● **Required task**
Using the listing below, copy every line that mentions "this".

● **Excerpted records**
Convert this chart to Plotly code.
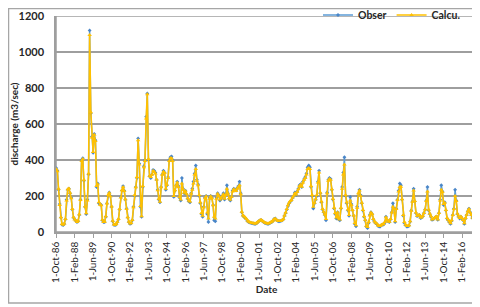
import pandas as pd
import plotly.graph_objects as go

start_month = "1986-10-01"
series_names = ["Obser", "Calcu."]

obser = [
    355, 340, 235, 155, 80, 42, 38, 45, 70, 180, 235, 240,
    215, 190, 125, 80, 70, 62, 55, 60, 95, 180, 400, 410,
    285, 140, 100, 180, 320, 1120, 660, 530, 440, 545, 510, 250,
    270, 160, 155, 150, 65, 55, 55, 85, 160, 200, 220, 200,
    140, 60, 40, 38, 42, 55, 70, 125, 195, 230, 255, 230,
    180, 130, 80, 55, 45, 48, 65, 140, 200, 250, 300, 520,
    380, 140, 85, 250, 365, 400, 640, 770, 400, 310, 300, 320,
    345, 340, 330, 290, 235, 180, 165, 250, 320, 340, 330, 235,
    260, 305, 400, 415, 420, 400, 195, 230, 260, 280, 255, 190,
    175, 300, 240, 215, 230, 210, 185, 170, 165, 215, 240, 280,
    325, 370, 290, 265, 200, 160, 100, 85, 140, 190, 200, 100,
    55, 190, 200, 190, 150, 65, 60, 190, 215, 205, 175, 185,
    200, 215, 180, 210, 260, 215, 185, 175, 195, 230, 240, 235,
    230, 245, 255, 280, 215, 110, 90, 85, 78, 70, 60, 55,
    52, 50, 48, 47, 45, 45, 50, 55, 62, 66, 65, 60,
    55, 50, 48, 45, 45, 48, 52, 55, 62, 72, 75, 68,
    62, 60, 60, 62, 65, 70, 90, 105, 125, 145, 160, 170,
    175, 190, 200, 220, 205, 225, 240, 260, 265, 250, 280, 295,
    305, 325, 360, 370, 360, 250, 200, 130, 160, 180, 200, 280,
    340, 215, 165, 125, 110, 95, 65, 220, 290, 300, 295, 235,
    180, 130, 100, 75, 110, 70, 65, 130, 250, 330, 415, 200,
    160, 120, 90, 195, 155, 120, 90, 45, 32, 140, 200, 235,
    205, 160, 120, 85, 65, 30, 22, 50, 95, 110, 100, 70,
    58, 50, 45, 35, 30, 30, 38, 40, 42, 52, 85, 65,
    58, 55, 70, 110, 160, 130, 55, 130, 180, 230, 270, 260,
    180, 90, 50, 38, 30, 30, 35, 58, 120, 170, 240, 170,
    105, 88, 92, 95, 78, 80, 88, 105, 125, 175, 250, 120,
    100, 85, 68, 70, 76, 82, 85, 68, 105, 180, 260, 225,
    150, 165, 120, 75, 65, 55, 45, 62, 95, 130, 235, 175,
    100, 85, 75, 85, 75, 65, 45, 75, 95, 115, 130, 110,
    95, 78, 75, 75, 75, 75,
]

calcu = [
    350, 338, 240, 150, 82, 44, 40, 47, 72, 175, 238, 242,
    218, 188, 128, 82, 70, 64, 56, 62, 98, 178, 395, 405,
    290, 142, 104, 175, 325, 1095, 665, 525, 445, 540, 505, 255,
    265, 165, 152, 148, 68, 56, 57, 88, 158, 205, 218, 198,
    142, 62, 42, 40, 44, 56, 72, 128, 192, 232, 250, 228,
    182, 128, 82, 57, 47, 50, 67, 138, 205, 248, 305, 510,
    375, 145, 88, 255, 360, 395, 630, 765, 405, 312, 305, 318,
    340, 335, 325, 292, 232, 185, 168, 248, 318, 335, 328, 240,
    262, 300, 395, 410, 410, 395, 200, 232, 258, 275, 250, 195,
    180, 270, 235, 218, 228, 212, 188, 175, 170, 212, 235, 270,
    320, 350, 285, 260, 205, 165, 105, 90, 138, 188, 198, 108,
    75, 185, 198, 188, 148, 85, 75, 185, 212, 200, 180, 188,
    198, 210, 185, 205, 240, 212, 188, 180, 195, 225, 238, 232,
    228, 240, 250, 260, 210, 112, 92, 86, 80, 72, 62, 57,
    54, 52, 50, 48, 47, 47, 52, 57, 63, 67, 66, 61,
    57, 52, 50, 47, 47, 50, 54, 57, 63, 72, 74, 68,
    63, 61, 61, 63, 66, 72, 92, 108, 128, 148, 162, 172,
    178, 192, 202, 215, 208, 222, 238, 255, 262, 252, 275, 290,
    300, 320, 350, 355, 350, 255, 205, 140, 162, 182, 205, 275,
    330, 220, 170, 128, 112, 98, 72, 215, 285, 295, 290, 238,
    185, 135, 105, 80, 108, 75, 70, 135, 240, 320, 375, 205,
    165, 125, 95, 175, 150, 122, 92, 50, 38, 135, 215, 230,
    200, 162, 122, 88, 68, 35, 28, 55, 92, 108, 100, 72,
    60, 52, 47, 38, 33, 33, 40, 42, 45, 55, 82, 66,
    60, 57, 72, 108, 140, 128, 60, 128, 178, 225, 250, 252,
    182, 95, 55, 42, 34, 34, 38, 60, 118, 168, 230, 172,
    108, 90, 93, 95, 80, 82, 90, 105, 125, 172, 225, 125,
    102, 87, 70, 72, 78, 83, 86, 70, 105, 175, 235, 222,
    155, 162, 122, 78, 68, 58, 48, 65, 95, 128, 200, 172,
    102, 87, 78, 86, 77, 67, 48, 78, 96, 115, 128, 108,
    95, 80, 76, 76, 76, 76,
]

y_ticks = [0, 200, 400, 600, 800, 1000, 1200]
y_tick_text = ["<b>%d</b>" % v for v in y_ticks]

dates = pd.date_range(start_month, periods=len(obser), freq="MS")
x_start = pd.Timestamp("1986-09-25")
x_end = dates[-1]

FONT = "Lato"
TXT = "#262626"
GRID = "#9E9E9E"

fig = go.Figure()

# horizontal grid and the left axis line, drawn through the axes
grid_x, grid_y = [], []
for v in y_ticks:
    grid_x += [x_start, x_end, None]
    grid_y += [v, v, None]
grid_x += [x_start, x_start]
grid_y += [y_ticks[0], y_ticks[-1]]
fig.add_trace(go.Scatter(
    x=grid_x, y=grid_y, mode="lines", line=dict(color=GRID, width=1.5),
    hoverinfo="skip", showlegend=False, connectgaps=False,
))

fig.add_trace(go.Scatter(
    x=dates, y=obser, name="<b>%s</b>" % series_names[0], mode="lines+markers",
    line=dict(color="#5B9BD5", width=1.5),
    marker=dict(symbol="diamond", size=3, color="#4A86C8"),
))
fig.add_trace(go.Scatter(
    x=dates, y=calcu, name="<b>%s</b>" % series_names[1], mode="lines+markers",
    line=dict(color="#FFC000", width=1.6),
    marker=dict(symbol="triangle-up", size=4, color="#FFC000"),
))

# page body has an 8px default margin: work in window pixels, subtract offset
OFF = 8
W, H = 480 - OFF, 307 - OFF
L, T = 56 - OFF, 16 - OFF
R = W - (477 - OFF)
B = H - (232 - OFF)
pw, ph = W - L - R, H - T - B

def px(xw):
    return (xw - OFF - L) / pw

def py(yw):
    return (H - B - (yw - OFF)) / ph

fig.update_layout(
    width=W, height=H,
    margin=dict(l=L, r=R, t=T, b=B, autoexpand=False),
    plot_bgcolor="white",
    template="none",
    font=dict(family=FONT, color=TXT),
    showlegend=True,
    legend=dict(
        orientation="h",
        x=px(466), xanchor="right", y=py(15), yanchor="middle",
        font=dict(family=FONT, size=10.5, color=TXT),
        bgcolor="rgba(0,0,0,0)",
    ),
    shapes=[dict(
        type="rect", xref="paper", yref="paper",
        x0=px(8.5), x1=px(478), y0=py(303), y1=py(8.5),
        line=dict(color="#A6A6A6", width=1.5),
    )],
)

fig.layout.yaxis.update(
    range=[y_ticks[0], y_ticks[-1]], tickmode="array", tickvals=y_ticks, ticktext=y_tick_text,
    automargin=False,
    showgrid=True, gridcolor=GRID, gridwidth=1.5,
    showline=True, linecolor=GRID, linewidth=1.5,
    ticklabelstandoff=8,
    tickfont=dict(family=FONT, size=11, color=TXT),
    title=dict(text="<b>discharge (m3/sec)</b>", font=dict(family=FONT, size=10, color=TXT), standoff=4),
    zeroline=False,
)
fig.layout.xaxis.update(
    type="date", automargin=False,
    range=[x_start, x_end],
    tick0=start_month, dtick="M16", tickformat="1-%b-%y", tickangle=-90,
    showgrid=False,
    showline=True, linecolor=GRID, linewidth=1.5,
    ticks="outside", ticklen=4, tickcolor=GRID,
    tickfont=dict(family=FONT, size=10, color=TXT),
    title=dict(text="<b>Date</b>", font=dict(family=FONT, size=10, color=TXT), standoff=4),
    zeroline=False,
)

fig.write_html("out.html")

---

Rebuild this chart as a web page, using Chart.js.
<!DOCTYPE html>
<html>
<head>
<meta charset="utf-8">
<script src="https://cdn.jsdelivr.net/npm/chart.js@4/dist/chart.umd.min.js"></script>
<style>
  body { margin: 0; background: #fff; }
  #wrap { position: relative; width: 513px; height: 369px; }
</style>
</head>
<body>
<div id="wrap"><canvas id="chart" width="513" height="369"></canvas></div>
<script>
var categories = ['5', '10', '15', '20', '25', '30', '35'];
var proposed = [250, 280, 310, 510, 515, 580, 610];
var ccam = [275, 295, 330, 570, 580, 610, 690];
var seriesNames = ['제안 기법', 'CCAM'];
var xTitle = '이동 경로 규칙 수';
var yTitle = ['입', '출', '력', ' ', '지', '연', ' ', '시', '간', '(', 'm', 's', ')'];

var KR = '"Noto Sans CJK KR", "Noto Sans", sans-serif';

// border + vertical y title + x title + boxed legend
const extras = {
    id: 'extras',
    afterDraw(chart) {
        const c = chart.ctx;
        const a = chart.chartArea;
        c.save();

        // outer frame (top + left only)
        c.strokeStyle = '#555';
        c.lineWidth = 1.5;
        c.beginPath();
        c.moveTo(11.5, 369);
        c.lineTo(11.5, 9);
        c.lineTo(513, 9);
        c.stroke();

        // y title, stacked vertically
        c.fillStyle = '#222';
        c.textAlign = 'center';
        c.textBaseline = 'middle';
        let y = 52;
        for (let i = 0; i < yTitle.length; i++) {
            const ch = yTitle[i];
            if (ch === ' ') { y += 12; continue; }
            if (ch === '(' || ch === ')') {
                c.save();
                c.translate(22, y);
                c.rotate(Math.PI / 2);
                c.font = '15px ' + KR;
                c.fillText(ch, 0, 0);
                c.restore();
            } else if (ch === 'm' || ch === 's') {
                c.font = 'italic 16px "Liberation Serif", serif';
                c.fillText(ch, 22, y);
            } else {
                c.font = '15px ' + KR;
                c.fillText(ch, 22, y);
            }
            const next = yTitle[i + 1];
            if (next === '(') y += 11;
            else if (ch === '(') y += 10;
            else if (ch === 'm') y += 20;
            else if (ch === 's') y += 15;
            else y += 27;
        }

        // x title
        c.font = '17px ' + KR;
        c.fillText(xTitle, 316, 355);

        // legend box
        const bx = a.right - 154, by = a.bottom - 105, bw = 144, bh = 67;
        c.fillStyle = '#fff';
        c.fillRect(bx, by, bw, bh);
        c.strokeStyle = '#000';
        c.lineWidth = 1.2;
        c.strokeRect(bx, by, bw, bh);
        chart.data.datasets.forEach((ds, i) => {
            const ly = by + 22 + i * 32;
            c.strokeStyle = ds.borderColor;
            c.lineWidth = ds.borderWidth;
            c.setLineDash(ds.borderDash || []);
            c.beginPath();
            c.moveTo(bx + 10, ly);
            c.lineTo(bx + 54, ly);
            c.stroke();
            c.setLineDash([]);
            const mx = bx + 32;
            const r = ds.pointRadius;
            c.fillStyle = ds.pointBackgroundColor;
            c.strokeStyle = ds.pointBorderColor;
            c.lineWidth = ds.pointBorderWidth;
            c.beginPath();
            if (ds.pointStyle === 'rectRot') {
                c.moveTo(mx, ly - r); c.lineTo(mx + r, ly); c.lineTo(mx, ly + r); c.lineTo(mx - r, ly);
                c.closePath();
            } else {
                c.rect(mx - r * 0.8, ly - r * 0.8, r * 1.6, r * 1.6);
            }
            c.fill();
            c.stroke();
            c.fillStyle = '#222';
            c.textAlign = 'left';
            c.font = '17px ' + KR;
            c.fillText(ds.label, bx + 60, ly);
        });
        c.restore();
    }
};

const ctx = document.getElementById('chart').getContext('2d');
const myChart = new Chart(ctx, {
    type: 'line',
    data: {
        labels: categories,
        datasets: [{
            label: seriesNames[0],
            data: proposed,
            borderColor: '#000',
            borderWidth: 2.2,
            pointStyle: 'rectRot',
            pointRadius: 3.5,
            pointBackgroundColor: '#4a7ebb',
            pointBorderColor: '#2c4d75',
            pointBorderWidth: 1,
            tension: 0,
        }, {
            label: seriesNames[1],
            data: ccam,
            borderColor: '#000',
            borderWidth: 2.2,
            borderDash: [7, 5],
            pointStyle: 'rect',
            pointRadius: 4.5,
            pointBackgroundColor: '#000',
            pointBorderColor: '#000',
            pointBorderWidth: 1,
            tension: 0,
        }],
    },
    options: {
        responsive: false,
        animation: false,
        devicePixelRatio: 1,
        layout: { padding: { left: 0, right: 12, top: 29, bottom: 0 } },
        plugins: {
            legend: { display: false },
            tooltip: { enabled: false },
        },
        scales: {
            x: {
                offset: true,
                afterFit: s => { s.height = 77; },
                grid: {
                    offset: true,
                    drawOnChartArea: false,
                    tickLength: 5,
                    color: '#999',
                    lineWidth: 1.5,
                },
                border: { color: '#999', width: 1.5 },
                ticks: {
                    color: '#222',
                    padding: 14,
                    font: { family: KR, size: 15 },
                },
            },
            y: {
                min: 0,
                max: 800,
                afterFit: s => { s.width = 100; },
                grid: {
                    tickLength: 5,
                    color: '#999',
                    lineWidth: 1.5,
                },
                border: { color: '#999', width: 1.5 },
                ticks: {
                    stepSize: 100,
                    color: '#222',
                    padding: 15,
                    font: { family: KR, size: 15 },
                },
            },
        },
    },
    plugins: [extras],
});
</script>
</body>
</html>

● **Final result**
Convert this chart to Plotly code.
Rebuild this chart as a web page, using Chart.js.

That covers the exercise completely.